Craig Yirush

The Influence of Natural Law on Early America Political and Legal Culture

Recent scholarship in early American political and legal history places heavy emphasis on the idea of rights. Jack Greene argues that the colonial desire for English rights constituted a central cause of imperial disputes in the eighteenth century. John Philip Reid argues even more strongly for the salience of the colonial claim to English rights in the coming of the Revolution. Peter Hoffer also stresses the importance of English law in the forming of colonial society. According to these scholars, English law functioned as a central repository of values in early America. While the argument about the centrality of a legal culture of rights is important, this historiography has erred in overlooking the influence of the idea of natural law on the colonial understanding of common law rights. Seeing the two traditions as mutually exclusive, these scholars argue that the colonists were solely concerned with traditional, historical English rights, Reid even goes so far as to argue for the "irrelevance" of the kind of natural law claims found in the Declaration.

By contrast, this paper will argue that these two contemporary languages were closely connected. From Bracton to Coke, natural law concepts such as "right reason," consent and equality were seen as an integral part of the English common law, providing a normative underpinning for common law rights. The American colonists were heavily influenced by this "Cokean" or higher law tradition; and this influence gave a distinctive cast to colonial political and legal culture.

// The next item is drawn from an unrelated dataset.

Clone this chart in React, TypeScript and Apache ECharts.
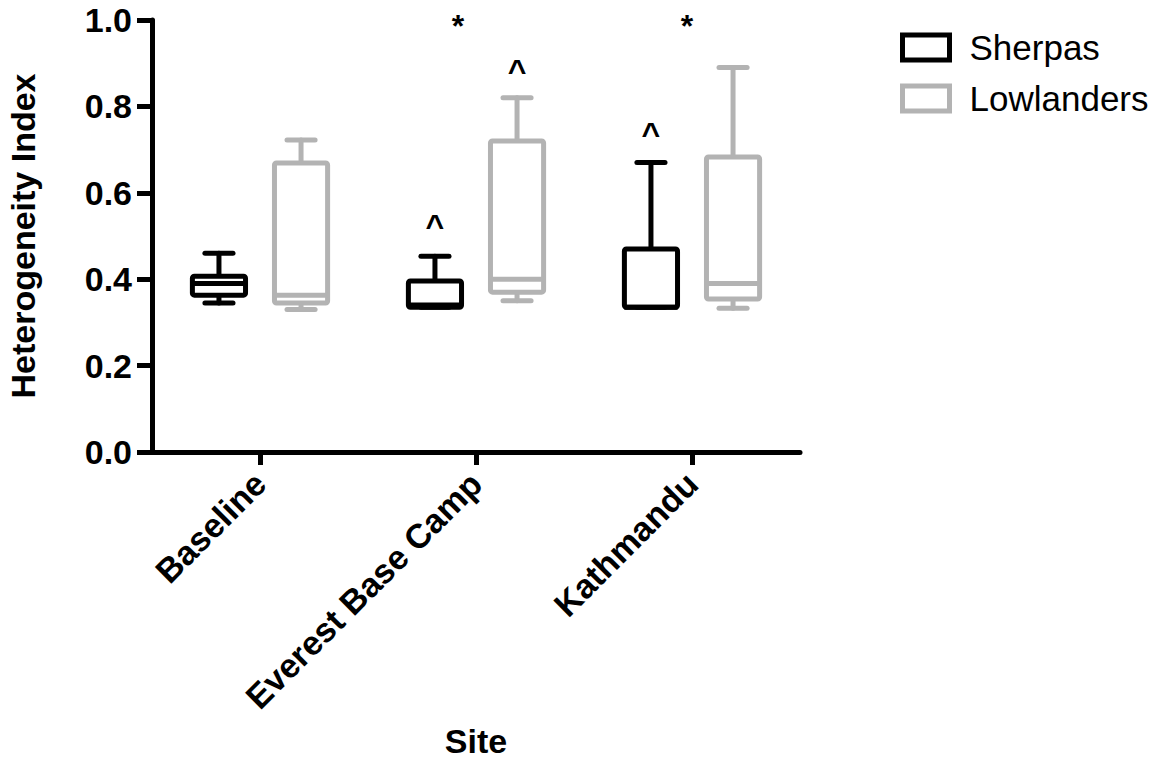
import React, { useEffect, useRef } from "react";
import * as echarts from "echarts";

const categories = ["Baseline", "Everest Base Camp", "Kathmandu"];
// [min, Q1, median, Q3, max]
const sherpas = [
  [0.345, 0.363, 0.39, 0.407, 0.46],
  [0.335, 0.335, 0.34, 0.396, 0.453],
  [0.335, 0.335, 0.335, 0.47, 0.67],
];
const lowlanders = [
  [0.33, 0.345, 0.363, 0.669, 0.722],
  [0.35, 0.37, 0.4, 0.72, 0.82],
  [0.333, 0.354, 0.39, 0.683, 0.89],
];
const annotationTexts = ["^", "^", "^", "*", "*"];
const annotationCats = [1, 1, 2, 1, 2];
const annotationGroups = ["Sherpas", "Lowlanders", "Sherpas", "", ""];
const annotationValues = [0.523, 0.883, 0.737, 0.987, 0.987];
const yTicks = [0, 0.2, 0.4, 0.6, 0.8, 1.0];

const FONT = "'Liberation Sans', Arial, Helvetica, sans-serif";
const BLACK = "#000000";
const GRAY = "#b3b3b3";
const GROUP_SHIFT: Record<string, number> = { Sherpas: -0.19, Lowlanders: 0.19, "": 0 };
const STAR_SHIFT = [0, 0, 0, -0.083, -0.023];

function makeBoxRender(color: string, shift: number) {
  return (params: any, api: any) => {
    const cat = api.value(0);
    const band = api.size([1, 0])[0];
    const cx = api.coord([cat, 0])[0] + shift * band;
    const y = (v: number) => api.coord([cat, v])[1];
    const hw = band * 0.123;
    const cw = band * 0.065;
    const ymin = y(api.value(1));
    const yq1 = y(api.value(2));
    const ymed = y(api.value(3));
    const yq3 = y(api.value(4));
    const ymax = y(api.value(5));
    const ls = { stroke: color, lineWidth: 5, lineCap: "round" };
    return {
      type: "group",
      children: [
        { type: "line", shape: { x1: cx, y1: yq3, x2: cx, y2: ymax }, style: ls },
        { type: "line", shape: { x1: cx - cw, y1: ymax, x2: cx + cw, y2: ymax }, style: ls },
        { type: "line", shape: { x1: cx, y1: yq1, x2: cx, y2: ymin }, style: ls },
        { type: "line", shape: { x1: cx - cw, y1: ymin, x2: cx + cw, y2: ymin }, style: ls },
        {
          type: "rect",
          shape: { x: cx - hw, y: yq3, width: 2 * hw, height: yq1 - yq3, r: 2 },
          style: { fill: "#ffffff", stroke: color, lineWidth: 5, lineJoin: "round" },
        },
        { type: "line", shape: { x1: cx - hw, y1: ymed, x2: cx + hw, y2: ymed }, style: { stroke: color, lineWidth: 5 } },
      ],
    };
  };
}

export default function App() {
  const ref = useRef<HTMLDivElement>(null);
  useEffect(() => {
    if (!ref.current) return;
    const chart = echarts.init(ref.current, null, { renderer: "svg" });
    const option: any = {
      animation: false,
      backgroundColor: "#ffffff",
      grid: { left: 152, right: 370, top: 20, bottom: 308, containLabel: false, outerBoundsMode: "none" },
      legend: {
        orient: "vertical",
        left: 900,
        top: 30,
        padding: 0,
        itemGap: 16,
        itemWidth: 47,
        itemHeight: 25,
        icon: "rect",
        selectedMode: false,
        textStyle: { fontSize: 35, color: BLACK, fontFamily: FONT, padding: [0, 0, 0, 15] },
        data: [
          { name: "Sherpas", icon: "rect", itemStyle: { color: "#ffffff", borderColor: BLACK, borderWidth: 5 } },
          { name: "Lowlanders", icon: "rect", itemStyle: { color: "#ffffff", borderColor: GRAY, borderWidth: 5 } },
        ],
      },
      xAxis: {
        type: "category",
        data: categories,
        name: "Site",
        nameLocation: "middle",
        nameGap: 272,
        nameTextStyle: { fontSize: 34, fontWeight: "bold", color: BLACK, fontFamily: FONT },
        axisLine: { show: true, lineStyle: { color: BLACK, width: 5 } },
        axisTick: { show: true, alignWithLabel: true, length: 13, lineStyle: { color: BLACK, width: 5 } },
        axisLabel: {
          rotate: 45,
          margin: 26,
          fontSize: 34,
          fontWeight: "bold",
          color: BLACK,
          fontFamily: FONT,
          interval: 0,
        },
        splitLine: { show: false },
      },
      yAxis: {
        type: "value",
        min: 0,
        max: 1,
        interval: 0.2,
        name: "Heterogeneity Index",
        nameLocation: "middle",
        nameGap: 112,
        nameTextStyle: { fontSize: 34, fontWeight: "bold", color: BLACK, fontFamily: FONT },
        axisLine: { show: true, lineStyle: { color: BLACK, width: 5 } },
        axisTick: { show: true, length: 15, lineStyle: { color: BLACK, width: 5 } },
        axisLabel: {
          margin: 20,
          fontSize: 34,
          fontWeight: "bold",
          color: BLACK,
          fontFamily: FONT,
          formatter: (v: number) => {
            const t = yTicks.find((x) => Math.abs(x - v) < 1e-9);
            return (t !== undefined ? t : v).toFixed(1);
          },
        },
        splitLine: { show: false },
      },
      series: [
        {
          name: "Sherpas",
          type: "custom",
          renderItem: makeBoxRender(BLACK, GROUP_SHIFT.Sherpas),
          encode: { x: 0, y: [1, 2, 3, 4, 5] },
          data: sherpas.map((d, i) => [i, ...d]),
          itemStyle: { color: BLACK },
          clip: false,
          silent: true,
        },
        {
          name: "Lowlanders",
          type: "custom",
          renderItem: makeBoxRender(GRAY, GROUP_SHIFT.Lowlanders),
          encode: { x: 0, y: [1, 2, 3, 4, 5] },
          data: lowlanders.map((d, i) => [i, ...d]),
          itemStyle: { color: GRAY },
          clip: false,
          silent: true,
        },
        {
          name: "annotations",
          type: "custom",
          encode: { x: 0, y: 1 },
          data: annotationCats.map((c, i) => [c, annotationValues[i]]),
          clip: false,
          silent: true,
          renderItem: (params: any, api: any) => {
            const i = params.dataIndex;
            const cat = api.value(0);
            const band = api.size([1, 0])[0];
            const shift = GROUP_SHIFT[annotationGroups[i]] + STAR_SHIFT[i];
            const p = api.coord([cat, api.value(1)]);
            return {
              type: "text",
              x: p[0] + shift * band,
              y: p[1],
              style: {
                text: annotationTexts[i],
                fill: BLACK,
                font: `bold 32px ${FONT}`,
                align: "center",
                verticalAlign: "middle",
              },
            };
          },
        },
      ],
    };
    chart.setOption(option);
    return () => chart.dispose();
  }, []);
  return (
    <div
      ref={ref}
      style={{ position: "fixed", left: 0, top: 0, width: 1170, height: 760, background: "#fff" }}
    />
  );
}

The paper proposes to examine the ways in which early Americans were influenced by natural law ideas. It will demonstrate that, from the early eighteenth century on, colonial elites frequently invoked natural law as the basis for their common law rights. By the mid-eighteenth century, common law legal rights were seen as an expression of underlying natural law norms. As a consequence, new rights such as freedom of expression and religious toleration began to be articulated. Having examined this mid-century intellectual development, the paper will raise the question of the importance of this "higher law" legal culture for an understanding of the coming of both revolutionary legal resistance and post-revolutionary legal reform.